— Short exercise —
List all lines in the material below that contain "this".

— Stored data —
......
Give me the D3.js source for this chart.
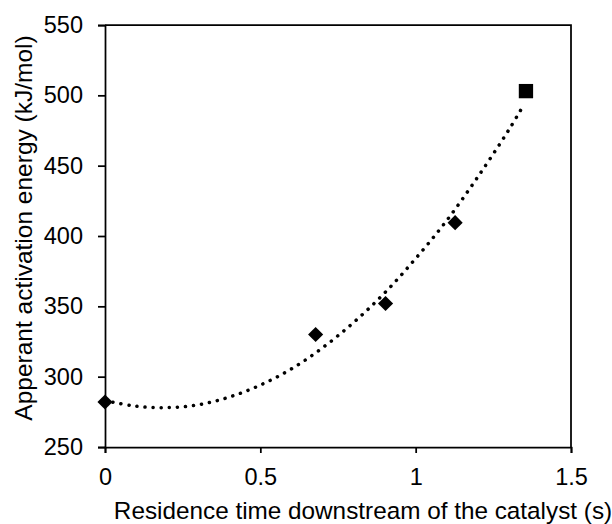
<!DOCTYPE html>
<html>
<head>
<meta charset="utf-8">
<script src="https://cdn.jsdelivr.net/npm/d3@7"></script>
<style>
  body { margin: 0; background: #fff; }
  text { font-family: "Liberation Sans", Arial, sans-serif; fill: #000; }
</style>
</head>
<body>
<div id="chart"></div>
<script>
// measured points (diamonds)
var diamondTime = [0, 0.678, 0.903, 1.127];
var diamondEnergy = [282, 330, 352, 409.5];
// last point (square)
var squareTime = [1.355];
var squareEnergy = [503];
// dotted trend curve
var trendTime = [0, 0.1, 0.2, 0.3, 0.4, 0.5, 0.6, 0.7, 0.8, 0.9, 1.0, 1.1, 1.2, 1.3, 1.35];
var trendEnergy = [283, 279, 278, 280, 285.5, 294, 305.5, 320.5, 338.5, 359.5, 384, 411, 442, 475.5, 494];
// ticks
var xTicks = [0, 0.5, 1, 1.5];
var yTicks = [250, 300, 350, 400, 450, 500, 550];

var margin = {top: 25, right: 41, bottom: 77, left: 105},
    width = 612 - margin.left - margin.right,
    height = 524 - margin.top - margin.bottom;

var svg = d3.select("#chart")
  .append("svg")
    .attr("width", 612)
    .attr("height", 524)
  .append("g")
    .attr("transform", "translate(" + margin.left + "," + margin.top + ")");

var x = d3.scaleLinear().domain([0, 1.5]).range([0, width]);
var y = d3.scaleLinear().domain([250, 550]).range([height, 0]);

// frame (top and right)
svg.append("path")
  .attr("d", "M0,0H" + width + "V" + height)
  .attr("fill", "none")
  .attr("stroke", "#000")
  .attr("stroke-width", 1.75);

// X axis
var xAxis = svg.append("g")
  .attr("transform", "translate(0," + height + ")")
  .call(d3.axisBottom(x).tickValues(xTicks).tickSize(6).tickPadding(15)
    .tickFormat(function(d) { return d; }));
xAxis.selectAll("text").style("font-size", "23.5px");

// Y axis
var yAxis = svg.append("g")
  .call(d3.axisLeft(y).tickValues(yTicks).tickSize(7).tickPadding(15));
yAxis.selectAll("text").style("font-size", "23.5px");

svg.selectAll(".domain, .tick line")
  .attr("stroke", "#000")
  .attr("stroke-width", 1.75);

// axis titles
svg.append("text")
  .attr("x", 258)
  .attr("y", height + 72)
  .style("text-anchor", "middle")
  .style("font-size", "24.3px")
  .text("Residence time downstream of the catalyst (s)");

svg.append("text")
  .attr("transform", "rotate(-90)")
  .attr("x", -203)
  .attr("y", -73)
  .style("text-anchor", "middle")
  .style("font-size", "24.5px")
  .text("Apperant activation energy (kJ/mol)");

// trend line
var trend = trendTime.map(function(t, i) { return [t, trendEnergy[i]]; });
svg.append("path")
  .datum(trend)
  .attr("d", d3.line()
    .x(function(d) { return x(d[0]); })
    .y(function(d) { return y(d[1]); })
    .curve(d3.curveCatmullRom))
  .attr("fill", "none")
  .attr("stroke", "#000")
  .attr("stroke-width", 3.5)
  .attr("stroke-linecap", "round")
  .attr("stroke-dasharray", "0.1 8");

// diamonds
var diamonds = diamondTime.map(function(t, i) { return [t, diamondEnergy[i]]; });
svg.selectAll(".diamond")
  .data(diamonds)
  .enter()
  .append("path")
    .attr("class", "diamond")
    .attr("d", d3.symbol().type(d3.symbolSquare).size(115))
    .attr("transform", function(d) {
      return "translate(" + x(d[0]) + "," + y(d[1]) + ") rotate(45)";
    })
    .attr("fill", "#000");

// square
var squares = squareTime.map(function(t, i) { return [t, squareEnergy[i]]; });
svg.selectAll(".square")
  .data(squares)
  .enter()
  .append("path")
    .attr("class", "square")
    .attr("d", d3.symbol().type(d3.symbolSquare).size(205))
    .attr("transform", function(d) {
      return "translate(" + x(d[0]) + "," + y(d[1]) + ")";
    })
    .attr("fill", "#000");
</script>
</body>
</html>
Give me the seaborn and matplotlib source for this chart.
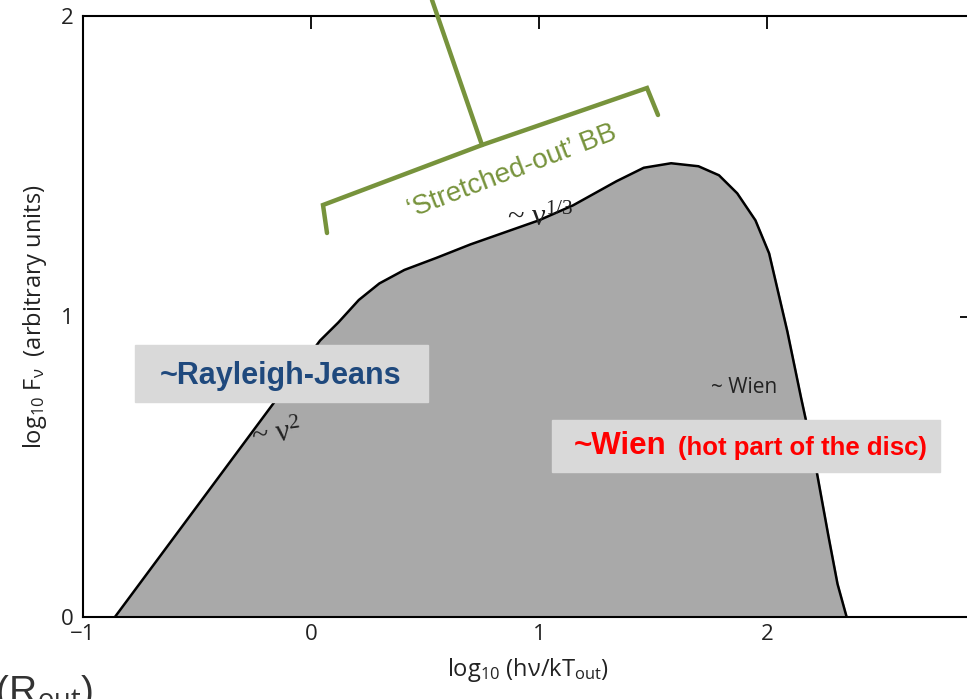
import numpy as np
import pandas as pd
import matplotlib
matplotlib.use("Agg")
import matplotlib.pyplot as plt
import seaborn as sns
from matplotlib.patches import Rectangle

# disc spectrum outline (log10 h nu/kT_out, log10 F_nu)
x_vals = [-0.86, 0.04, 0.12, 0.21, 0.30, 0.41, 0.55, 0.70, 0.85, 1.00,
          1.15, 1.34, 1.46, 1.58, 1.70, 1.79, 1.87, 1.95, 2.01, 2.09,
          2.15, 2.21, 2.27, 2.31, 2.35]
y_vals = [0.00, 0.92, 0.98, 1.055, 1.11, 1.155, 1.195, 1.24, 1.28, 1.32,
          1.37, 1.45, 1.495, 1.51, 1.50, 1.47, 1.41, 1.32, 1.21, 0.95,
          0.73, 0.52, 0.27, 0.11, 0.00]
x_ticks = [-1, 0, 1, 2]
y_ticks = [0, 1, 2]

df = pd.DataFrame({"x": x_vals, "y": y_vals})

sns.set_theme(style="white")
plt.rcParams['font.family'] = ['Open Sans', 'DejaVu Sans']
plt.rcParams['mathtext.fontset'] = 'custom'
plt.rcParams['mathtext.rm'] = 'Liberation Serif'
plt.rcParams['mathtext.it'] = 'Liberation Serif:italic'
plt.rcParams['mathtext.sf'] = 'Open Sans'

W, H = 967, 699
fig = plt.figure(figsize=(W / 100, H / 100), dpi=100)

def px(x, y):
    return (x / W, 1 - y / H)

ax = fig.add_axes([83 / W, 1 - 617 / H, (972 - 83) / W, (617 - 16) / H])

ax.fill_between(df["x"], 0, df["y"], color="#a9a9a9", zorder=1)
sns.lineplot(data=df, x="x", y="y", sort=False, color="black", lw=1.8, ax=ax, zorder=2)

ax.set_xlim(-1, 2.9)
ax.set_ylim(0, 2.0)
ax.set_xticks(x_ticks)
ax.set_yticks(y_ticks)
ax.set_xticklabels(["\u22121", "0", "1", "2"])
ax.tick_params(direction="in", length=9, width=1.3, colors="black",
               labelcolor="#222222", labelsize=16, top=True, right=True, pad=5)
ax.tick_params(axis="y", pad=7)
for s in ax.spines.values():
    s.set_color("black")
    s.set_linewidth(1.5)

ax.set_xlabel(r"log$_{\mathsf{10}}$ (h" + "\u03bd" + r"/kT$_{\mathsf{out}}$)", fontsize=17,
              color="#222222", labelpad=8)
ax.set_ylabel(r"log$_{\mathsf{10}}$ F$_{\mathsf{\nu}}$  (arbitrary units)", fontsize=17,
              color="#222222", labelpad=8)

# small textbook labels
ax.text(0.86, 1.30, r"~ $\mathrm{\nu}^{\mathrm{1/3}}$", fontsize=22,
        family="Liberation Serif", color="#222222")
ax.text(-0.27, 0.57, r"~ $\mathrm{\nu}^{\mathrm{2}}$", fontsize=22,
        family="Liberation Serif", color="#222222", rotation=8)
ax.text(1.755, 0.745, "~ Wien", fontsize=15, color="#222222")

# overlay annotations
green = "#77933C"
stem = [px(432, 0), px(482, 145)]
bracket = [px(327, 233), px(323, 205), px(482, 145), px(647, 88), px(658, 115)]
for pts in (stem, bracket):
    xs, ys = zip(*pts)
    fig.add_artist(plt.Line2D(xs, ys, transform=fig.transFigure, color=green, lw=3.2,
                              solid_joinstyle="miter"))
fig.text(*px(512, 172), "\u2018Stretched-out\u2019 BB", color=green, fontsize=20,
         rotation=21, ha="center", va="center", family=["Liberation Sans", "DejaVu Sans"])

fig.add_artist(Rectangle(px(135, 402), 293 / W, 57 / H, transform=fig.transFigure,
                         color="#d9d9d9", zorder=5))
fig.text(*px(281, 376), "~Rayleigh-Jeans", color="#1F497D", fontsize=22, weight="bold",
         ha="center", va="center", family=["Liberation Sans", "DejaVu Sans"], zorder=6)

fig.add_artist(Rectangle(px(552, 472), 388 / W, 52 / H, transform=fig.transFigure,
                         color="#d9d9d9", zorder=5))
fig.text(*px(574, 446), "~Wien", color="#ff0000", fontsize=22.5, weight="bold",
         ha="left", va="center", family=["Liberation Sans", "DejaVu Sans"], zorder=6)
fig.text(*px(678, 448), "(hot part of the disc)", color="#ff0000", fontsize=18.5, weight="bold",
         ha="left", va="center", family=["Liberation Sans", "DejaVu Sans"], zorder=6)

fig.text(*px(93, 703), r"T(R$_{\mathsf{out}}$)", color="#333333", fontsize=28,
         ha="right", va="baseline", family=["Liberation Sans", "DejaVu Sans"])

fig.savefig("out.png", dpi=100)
......
— Reply to the exercise —
Give me the D3.js source for this chart.
Give me the seaborn and matplotlib source for this chart.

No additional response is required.